##### Material provided
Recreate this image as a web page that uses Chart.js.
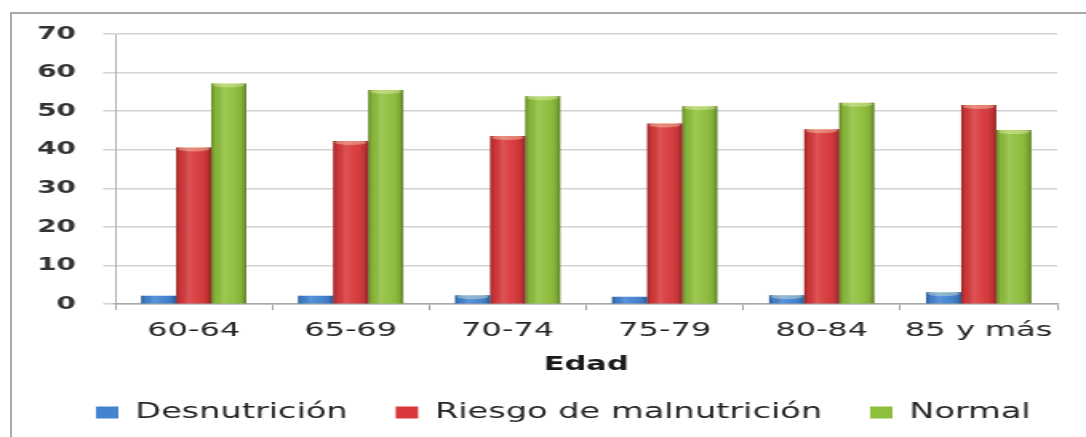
<!DOCTYPE html>
<html>
<head>
<meta charset="utf-8">
<script src="https://cdn.jsdelivr.net/npm/chart.js@4.4.1/dist/chart.umd.min.js"></script>
<style>
  html, body { margin: 0; padding: 0; background: #fff; overflow: hidden; }
  #wrap { position: relative; width: 1086px; height: 437px; }
  #c { position: absolute; left: 0; top: 0; filter: blur(0.4px); }
  #frame { position: absolute; left: 10px; top: 12px; width: 1100px; height: 460px;
           border-left: 2px solid #a8a8a8; border-top: 2px solid #a8a8a8; pointer-events: none; }
</style>
</head>
<body>
<div id="wrap">
  <!-- narrower drawing surface, widened to the page width -->
  <canvas id="c" width="679" height="437" style="width:1086px;height:437px"></canvas>
  <div id="frame"></div>
</div>
<script>
// Age groups and the share (%) of each nutritional status
const categories = ['60-64', '65-69', '70-74', '75-79', '80-84', '85 y más'];
const desnutricion = [2.2, 2.2, 2.3, 1.9, 2.3, 3.1];
const riesgo = [40.6, 42.3, 43.6, 46.8, 45.3, 51.6];
const normal = [57.2, 55.5, 53.9, 51.3, 52.2, 45.1];
const seriesNames = ['Desnutrición', 'Riesgo de malnutrición', 'Normal'];
const yTicks = [0, 10, 20, 30, 40, 50, 60, 70];

const FONT = "'DejaVu Sans', Verdana, sans-serif";

// Cylinder-like shading over each bar: dark edges, light centre stripe, lit top
const barShade = {
  id: 'barShade',
  afterDatasetsDraw(chart) {
    const ctx = chart.ctx;
    chart.data.datasets.forEach((ds, di) => {
      const meta = chart.getDatasetMeta(di);
      meta.data.forEach(bar => {
        const { x, y, base, width } = bar.getProps(['x', 'y', 'base', 'width'], true);
        const l = x - width / 2;
        const g = ctx.createLinearGradient(l, 0, l + width, 0);
        g.addColorStop(0, 'rgba(0,0,0,0.30)');
        g.addColorStop(0.12, 'rgba(0,0,0,0.05)');
        g.addColorStop(0.35, 'rgba(255,255,255,0.14)');
        g.addColorStop(0.6, 'rgba(255,255,255,0.04)');
        g.addColorStop(0.88, 'rgba(0,0,0,0.10)');
        g.addColorStop(1, 'rgba(0,0,0,0.35)');
        ctx.save();
        ctx.fillStyle = g;
        ctx.fillRect(l, y, width, base - y);
        if (base - y > 8) {
          ctx.beginPath();
          ctx.ellipse(x, y + 1.5, width / 2 - 1, 2.5, 0, 0, Math.PI * 2);
          ctx.fillStyle = 'rgba(255,255,210,0.35)';
          ctx.fill();
        }
        ctx.restore();
      });
    });
  }
};

// Shift the legend row to the right, keeping its own item spacing
const legendShift = {
  id: 'legendShift',
  afterLayout(chart) {
    const lg = chart.legend;
    if (lg) { lg.left += 30; lg.right += 30; }
  }
};

new Chart(document.getElementById('c'), {
  type: 'bar',
  data: {
    labels: categories,
    datasets: [
      { label: seriesNames[0], data: desnutricion, backgroundColor: '#4283d2' },
      { label: seriesNames[1], data: riesgo, backgroundColor: '#d8383a' },
      { label: seriesNames[2], data: normal, backgroundColor: '#8ebf3b' }
    ]
  },
  plugins: [barShade, legendShift],
  options: {
    responsive: false,
    animation: false,
    devicePixelRatio: 1,
    categoryPercentage: 0.67,
    barPercentage: 1.0,
    layout: { padding: { left: 0, right: 18, top: 34, bottom: 4 } },
    plugins: {
      tooltip: { enabled: false },
      legend: {
        position: 'bottom',
        align: 'start',
        labels: {
          boxWidth: 14,
          boxHeight: 12,
          padding: 30,
          color: '#262626',
          font: { family: FONT, size: 21 }
        }
      }
    },
    scales: {
      x: {
        afterFit(scale) { scale.height -= 3; },
        grid: { display: true, drawOnChartArea: false, tickLength: 6, color: '#a0a0a0', lineWidth: 1 },
        border: { display: true, color: '#a8a8a8', width: 1.5 },
        ticks: { color: '#262626', font: { family: FONT, size: 20 }, padding: 9, maxRotation: 0 },
        title: { display: true, text: 'Edad', color: '#1a1a1a', padding: { top: 4, bottom: -4 },
                 font: { family: FONT, size: 19, weight: 'bold' } }
      },
      y: {
        min: 0,
        max: 70,
        afterFit(scale) { scale.width = 72; },
        afterBuildTicks(scale) { scale.ticks = yTicks.map(v => ({ value: v })); },
        grid: { color: '#d2d2d2', lineWidth: 1.5, tickLength: 7.5 },
        border: { display: true, color: '#b0b0b0', width: 1 },
        ticks: { color: '#333', font: { family: FONT, size: 17.5, weight: 'bold' }, padding: 17 }
      }
    }
  }
});
</script>
</body>
</html>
##########
» Direction: Read through the lines above and collect those that contain the string "page".

» Solution:
Recreate this image as a web page that uses Chart.js.
  <!-- narrower drawing surface, widened to the page width -->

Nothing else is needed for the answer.